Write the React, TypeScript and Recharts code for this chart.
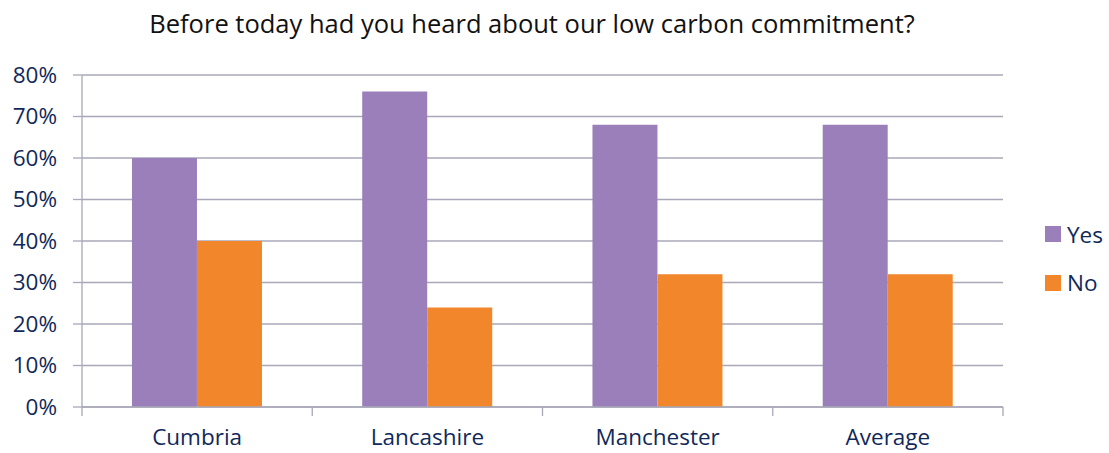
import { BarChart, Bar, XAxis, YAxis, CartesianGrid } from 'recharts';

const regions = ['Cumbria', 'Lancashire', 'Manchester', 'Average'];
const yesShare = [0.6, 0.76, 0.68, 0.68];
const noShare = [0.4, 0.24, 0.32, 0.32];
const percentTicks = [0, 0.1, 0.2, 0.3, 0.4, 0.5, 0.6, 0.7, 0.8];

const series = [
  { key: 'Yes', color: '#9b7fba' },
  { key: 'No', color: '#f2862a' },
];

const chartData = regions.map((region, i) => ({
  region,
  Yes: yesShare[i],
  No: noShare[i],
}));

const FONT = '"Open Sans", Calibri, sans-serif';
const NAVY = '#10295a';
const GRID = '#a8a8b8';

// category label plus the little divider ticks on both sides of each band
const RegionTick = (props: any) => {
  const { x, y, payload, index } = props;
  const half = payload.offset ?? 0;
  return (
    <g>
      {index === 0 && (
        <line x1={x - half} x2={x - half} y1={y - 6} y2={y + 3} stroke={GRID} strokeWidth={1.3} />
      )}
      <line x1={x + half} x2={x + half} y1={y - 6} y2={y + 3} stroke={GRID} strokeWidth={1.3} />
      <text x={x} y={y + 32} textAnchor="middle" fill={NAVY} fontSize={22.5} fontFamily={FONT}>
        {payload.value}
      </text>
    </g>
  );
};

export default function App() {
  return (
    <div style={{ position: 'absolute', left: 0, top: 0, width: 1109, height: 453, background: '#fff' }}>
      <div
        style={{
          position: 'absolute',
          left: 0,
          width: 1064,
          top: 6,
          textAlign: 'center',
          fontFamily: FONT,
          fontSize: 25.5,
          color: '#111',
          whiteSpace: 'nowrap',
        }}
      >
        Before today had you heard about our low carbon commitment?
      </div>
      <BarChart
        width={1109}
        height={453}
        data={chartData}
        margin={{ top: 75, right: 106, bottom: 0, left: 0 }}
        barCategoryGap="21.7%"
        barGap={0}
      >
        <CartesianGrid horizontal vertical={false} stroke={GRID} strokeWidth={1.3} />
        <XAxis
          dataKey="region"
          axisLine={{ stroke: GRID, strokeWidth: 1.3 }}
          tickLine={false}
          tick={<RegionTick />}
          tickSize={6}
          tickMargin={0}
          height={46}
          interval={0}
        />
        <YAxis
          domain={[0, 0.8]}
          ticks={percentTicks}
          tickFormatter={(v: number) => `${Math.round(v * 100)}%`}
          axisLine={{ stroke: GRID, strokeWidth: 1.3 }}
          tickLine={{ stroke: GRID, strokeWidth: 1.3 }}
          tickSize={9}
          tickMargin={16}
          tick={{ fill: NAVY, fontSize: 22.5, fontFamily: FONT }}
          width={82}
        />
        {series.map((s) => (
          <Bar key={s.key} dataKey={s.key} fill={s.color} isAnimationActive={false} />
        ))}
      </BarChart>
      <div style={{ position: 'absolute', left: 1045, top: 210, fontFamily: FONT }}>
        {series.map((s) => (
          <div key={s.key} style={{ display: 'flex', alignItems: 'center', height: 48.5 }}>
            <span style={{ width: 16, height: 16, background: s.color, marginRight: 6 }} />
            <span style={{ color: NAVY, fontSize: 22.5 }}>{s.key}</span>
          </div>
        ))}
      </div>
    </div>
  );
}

________________________________________

_Problem details:_ The data above needs to be retyped exactly, with the images left out.

_Problem solution:_
Write the React, TypeScript and Recharts code for this chart.
import { BarChart, Bar, XAxis, YAxis, CartesianGrid } from 'recharts';

const regions = ['Cumbria', 'Lancashire', 'Manchester', 'Average'];
const yesShare = [0.6, 0.76, 0.68, 0.68];
const noShare = [0.4, 0.24, 0.32, 0.32];
const percentTicks = [0, 0.1, 0.2, 0.3, 0.4, 0.5, 0.6, 0.7, 0.8];

const series = [
  { key: 'Yes', color: '#9b7fba' },
  { key: 'No', color: '#f2862a' },
];

const chartData = regions.map((region, i) => ({
  region,
  Yes: yesShare[i],
  No: noShare[i],
}));

const FONT = '"Open Sans", Calibri, sans-serif';
const NAVY = '#10295a';
const GRID = '#a8a8b8';

// category label plus the little divider ticks on both sides of each band
const RegionTick = (props: any) => {
  const { x, y, payload, index } = props;
  const half = payload.offset ?? 0;
  return (
    <g>
      {index === 0 && (
        <line x1={x - half} x2={x - half} y1={y - 6} y2={y + 3} stroke={GRID} strokeWidth={1.3} />
      )}
      <line x1={x + half} x2={x + half} y1={y - 6} y2={y + 3} stroke={GRID} strokeWidth={1.3} />
      <text x={x} y={y + 32} textAnchor="middle" fill={NAVY} fontSize={22.5} fontFamily={FONT}>
        {payload.value}
      </text>
    </g>
  );
};

export default function App() {
  return (
    <div style={{ position: 'absolute', left: 0, top: 0, width: 1109, height: 453, background: '#fff' }}>
      <div
        style={{
          position: 'absolute',
          left: 0,
          width: 1064,
          top: 6,
          textAlign: 'center',
          fontFamily: FONT,
          fontSize: 25.5,
          color: '#111',
          whiteSpace: 'nowrap',
        }}
      >
        Before today had you heard about our low carbon commitment?
      </div>
      <BarChart
        width={1109}
        height={453}
        data={chartData}
        margin={{ top: 75, right: 106, bottom: 0, left: 0 }}
        barCategoryGap="21.7%"
        barGap={0}
      >
        <CartesianGrid horizontal vertical={false} stroke={GRID} strokeWidth={1.3} />
        <XAxis
          dataKey="region"
          axisLine={{ stroke: GRID, strokeWidth: 1.3 }}
          tickLine={false}
          tick={<RegionTick />}
          tickSize={6}
          tickMargin={0}
          height={46}
          interval={0}
        />
        <YAxis
          domain={[0, 0.8]}
          ticks={percentTicks}
          tickFormatter={(v: number) => `${Math.round(v * 100)}%`}
          axisLine={{ stroke: GRID, strokeWidth: 1.3 }}
          tickLine={{ stroke: GRID, strokeWidth: 1.3 }}
          tickSize={9}
          tickMargin={16}
          tick={{ fill: NAVY, fontSize: 22.5, fontFamily: FONT }}
          width={82}
        />
        {series.map((s) => (
          <Bar key={s.key} dataKey={s.key} fill={s.color} isAnimationActive={false} />
        ))}
      </BarChart>
      <div style={{ position: 'absolute', left: 1045, top: 210, fontFamily: FONT }}>
        {series.map((s) => (
          <div key={s.key} style={{ display: 'flex', alignItems: 'center', height: 48.5 }}>
            <span style={{ width: 16, height: 16, background: s.color, marginRight: 6 }} />
            <span style={{ color: NAVY, fontSize: 22.5 }}>{s.key}</span>
          </div>
        ))}
      </div>
    </div>
  );
}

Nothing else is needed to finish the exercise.